This guest blog is thanks to Salt Hill colleague Olivia Hebner of Summit Consulting. I am going to add a caveat -- the NYC Dept of Public Health data, shown below, is very different from the NY Times data, for which the leveling off is unclear (though the increase has at least slowed). This caveat is in no way reflective of Olivia's work -- she was very careful to use what we both agreed was the best data at the moment. However, all the data right now comes with a lot of questions as to reliability.
Today we add another important data stream to the coronavirus analysis – daily hospitalizations. One of the biggest fears is that hospitals will be quickly inundated as cases rise. New York City hospitals are already at or near capacity in terms of both beds and ventilators.

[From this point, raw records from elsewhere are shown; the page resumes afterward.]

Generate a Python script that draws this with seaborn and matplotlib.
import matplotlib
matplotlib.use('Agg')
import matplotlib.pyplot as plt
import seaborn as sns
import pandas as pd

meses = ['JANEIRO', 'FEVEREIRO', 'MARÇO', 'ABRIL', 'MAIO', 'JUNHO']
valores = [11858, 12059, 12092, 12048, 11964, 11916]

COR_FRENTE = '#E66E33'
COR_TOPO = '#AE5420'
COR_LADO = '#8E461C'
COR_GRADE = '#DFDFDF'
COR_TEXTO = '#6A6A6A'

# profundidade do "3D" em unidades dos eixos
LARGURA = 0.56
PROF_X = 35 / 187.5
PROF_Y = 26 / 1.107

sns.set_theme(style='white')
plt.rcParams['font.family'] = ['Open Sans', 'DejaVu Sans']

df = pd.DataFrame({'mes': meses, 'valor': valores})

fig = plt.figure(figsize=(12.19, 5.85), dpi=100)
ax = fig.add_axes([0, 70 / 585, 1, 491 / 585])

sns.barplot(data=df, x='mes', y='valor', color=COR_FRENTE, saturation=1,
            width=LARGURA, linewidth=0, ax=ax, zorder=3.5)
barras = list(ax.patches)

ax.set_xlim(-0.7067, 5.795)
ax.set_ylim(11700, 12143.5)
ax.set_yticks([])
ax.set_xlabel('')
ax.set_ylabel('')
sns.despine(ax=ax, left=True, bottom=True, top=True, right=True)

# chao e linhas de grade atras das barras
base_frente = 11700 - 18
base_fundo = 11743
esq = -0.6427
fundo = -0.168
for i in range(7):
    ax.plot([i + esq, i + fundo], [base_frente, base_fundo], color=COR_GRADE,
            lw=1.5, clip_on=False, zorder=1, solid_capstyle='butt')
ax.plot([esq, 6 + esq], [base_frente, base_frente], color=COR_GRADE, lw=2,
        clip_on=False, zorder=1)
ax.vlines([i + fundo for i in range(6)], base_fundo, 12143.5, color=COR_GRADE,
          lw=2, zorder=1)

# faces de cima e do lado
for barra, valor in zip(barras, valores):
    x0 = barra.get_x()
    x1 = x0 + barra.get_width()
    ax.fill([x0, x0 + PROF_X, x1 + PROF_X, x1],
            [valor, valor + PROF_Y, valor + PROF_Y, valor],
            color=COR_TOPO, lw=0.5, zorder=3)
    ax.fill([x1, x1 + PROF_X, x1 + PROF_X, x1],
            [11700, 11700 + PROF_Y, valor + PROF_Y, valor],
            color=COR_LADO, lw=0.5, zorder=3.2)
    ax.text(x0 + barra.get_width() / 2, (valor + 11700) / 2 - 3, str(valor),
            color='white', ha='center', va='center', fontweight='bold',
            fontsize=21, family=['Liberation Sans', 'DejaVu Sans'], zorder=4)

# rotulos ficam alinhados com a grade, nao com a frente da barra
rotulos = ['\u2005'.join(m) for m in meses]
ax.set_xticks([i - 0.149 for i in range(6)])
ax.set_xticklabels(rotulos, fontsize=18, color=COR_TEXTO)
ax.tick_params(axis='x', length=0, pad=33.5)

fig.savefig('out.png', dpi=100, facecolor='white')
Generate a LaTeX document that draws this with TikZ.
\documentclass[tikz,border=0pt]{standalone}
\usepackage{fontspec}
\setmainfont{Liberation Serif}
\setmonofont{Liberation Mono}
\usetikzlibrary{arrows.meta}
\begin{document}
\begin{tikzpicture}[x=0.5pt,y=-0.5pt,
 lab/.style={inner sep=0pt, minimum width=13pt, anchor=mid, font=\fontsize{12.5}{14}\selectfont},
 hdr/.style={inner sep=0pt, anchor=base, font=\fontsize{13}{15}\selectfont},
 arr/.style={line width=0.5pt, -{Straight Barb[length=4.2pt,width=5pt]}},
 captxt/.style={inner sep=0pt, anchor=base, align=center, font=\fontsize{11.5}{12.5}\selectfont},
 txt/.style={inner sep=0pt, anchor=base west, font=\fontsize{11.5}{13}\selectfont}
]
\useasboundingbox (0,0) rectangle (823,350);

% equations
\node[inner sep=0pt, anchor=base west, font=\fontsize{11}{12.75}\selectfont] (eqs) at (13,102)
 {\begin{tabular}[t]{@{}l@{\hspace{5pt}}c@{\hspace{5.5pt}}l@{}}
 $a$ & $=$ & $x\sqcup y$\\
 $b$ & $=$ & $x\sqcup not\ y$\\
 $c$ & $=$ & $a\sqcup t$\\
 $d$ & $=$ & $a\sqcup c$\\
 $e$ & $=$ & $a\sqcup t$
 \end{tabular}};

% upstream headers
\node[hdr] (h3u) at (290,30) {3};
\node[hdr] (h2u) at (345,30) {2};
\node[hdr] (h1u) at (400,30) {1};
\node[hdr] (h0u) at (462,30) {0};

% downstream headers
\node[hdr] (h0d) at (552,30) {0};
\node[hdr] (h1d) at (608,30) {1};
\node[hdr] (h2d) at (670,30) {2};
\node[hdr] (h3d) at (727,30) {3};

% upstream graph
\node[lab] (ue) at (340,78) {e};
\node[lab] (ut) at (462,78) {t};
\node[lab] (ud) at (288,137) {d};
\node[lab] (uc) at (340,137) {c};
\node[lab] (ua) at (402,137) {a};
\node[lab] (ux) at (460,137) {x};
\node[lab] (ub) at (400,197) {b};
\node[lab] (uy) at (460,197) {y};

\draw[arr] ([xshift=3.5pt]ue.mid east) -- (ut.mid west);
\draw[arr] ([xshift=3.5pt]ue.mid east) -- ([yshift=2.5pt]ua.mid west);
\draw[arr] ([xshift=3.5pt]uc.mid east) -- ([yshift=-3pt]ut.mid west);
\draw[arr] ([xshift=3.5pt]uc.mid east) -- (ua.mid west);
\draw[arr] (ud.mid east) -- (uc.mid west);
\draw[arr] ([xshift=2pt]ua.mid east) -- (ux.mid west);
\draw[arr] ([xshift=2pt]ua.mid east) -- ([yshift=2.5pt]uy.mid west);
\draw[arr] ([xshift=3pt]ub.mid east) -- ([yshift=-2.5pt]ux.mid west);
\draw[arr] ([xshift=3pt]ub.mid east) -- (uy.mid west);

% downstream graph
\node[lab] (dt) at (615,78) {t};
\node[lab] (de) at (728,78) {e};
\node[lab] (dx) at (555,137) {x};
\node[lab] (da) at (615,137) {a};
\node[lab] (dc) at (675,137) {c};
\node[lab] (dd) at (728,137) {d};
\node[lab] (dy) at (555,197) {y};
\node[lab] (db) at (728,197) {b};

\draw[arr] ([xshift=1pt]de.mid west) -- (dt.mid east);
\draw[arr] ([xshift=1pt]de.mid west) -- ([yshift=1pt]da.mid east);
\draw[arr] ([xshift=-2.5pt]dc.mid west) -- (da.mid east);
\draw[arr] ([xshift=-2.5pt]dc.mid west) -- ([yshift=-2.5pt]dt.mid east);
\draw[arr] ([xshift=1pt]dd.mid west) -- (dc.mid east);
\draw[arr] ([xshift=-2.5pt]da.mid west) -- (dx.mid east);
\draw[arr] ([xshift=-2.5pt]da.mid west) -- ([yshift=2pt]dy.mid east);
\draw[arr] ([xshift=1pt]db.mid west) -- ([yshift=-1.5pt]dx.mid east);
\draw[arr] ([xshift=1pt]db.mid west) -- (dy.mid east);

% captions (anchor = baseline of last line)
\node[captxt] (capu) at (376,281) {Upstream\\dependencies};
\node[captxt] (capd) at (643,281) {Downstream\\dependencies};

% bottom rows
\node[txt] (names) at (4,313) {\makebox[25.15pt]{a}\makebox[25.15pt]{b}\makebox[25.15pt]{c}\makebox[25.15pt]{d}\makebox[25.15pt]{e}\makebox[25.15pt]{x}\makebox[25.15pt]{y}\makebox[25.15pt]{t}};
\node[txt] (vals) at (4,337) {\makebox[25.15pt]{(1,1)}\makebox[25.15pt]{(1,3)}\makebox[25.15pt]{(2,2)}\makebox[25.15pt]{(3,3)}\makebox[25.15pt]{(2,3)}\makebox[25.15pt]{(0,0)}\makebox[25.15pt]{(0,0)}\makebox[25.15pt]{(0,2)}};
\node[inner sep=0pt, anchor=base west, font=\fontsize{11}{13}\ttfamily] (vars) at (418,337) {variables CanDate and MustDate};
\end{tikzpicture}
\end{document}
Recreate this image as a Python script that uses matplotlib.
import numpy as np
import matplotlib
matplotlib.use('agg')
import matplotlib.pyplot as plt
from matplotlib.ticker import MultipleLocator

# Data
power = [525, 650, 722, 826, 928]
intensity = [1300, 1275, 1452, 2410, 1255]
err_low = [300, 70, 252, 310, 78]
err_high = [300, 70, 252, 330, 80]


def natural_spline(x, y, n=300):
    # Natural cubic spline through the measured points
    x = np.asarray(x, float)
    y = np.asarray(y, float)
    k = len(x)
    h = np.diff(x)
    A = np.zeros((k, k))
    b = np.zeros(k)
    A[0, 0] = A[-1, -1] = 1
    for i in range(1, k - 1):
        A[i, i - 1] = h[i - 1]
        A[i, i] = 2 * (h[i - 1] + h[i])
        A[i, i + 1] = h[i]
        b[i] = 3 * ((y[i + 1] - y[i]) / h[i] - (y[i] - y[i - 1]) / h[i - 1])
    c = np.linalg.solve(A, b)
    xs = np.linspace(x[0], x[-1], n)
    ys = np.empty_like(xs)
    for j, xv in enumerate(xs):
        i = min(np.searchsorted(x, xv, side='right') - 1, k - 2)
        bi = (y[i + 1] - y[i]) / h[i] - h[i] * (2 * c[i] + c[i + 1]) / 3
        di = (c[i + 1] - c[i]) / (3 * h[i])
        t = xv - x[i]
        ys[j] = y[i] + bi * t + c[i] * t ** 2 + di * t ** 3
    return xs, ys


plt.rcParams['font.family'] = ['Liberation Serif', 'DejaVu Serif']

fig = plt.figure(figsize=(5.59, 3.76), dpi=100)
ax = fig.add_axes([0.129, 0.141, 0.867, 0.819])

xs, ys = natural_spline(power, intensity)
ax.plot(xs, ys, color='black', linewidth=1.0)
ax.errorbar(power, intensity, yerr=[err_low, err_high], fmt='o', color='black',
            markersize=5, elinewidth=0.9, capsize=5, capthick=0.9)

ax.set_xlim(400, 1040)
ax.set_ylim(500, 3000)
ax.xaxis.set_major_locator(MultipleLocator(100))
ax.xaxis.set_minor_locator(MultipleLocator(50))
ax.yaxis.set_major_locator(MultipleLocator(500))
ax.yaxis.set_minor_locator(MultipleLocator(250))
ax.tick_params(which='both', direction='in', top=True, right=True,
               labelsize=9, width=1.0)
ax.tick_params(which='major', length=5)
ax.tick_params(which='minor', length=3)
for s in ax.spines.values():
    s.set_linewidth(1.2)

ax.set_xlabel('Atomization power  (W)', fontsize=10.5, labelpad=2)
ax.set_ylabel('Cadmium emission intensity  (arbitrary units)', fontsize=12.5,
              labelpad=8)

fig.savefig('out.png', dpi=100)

Have we hit the peak? The good news is that, if measured by new hospitalizations, we appear to have hit the peak. This means new hospitalizations do not appear to be increasing exponentially anymore. The bad news is that as long as more people are getting hospitalized than are leaving the hospital, we will not hit the peak of total people hospitalized and therefore, we will still need more beds and ventilators each day.
In the graph below, we track New York City daily deaths and new hospitalizations, and, as before, we put it on a log scale. That means a straight upward sloping line is an exponential increase. Since these are new deaths and hospitalizations rather than totals, a flattening of the line does not mean more people are not dying or being hospitalized, it only means those numbers are no longer increasing.
The data comes from the NYC Department of Health and Mental Hygiene (DOHMH) and is available here. The graph shows a flattening of new hospitalizations as of a few days ago. We seem to be near the peak in terms of deaths as well, although if we are, this is a more recent development. Unfortunately, from our understanding of the data in Italy and China, we will likely stay at the peak level of daily deaths for around 2 weeks, as a high percentage of long-term hospitalized patients do not recover. We know less about hospitalizations, but will continue to research them and report as data becomes available.